Je regrette qu'il y ait tant de souffrance dans cette histoire. Je regrette qu'elle soit en fragments, comme un corps pris sous un feu croisé ou écartelé de force. Mais je ne peux rien faire pour la changer.
De la femme qui parle, nous ignorerons toujours le vrai nom. Nous ne saurons que le terme qui la désigne : Defred. Dans cette dystopie féministe qui nous présente une dictature religieuse installée dans une grande partie des USA, les femmes n'ont pas d'autre identité que leur fonction, et le nom de celui auquel elles appartiennent. Defred est revêtue de vêtements rouges, symboles de sa fécondité, et du fait qu'elle a été dévolue à un Commandant pour lui donner l'enfant que son épouse ne peut plus lui donner : Notre fonction est la reproduction ; nous ne sommes pas des concubines, des geishas ni des courtisanes. Au contraire : tout a été fait pour nous éliminer de ces catégories. Rien en nous ne doit séduire[...] Nous sommes des utérus à deux pattes, un point c'est tout.
Par le regard de Defred nous allons donc assister à un accouchement, à un procés et une exécution, et à la vie de tous les jours, tout simplement : être accompagnée par Deglen pour faire les courses, être baisée par "son" Commandant de façon ritualisée, en présence de son épouse, et surtout être attentive, en permanence, aux signaux émanant de cet homme : Nous l'observons toutes. [...] s'il lui arrivait de défaillir, d'échouer ou de mourir, qu'adviendrait-il de nous ?[...] Quand même, ça doit être l'enfer, d'être homme, ainsi. Ca doit être très bien.
Ca doit être l'enfer.
Ca doit être très silencieux.
Defred évoque aussi ses souvenirs d'un autre temps, quand elle vivait dans sa maison avec son amour et leur petite fille, qu'elle travaillait, qu'elle avait des rapports difficiles avec sa mère, et des fous rires avec son amie Moira. Du passage d'un temps à un autre, nous aurons un tableau à la fois clair et imprécis, sachant que Rien ne change instantanément. [...]Il y avait des histoires dans les journaux, bien sûr, de cadavres dans des fossés ou des forêts, matraqués à mort ou mutilés, violentés comme ils disaient, mais il s'agissait d'autres femmes et les hommes qui faisaient ces choses-là étaient d'autres hommes. Aucun ne faisait partie des hommes que nous connaissions. Les articles des journaux étaient pour nous comme des rêves, de mauvais rêves, rêvés par d'autres. Quelle horreur, disions-nous, et c'était horrible, mais c'était horrible sans être crédible.

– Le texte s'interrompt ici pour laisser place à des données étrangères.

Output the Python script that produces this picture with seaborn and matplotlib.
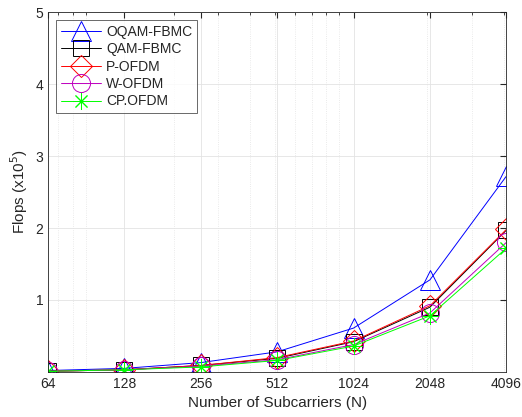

Cela fait un an que je me dis que je dois absolument chroniquer ce superbe roman (qui m'a été signalé par zomver, qu'elle en soit remerciée !), pour que d'autres le lisent. Il me semble que la dernière citation que j'en ai extraite vous donnera une idée de ce qui me paraît être son actualité, et sa pertinence.
Que le fait que ce soit un roman féministe ne vous en détourne pas : pour moi, c'est l'une des grandes qualité de ce livre que les hommes n'y soient pas stigmatisés, loin de là. La protagoniste est toujours consciente de ce que les deux sexes ont perdu en réduisant l'un des deux à l'état d'objet : l'amour ne doit trouver aucune prise.
En revanche, l'action est quasiment absente de ce roman, intimiste s'il en est, tout comme les grandes idées et les grands combats. C'est fait pour être à l'échelle d'une vie de femme étriquée, et de façon très habile. La petite voix de Defred n'est pas facile à oublier.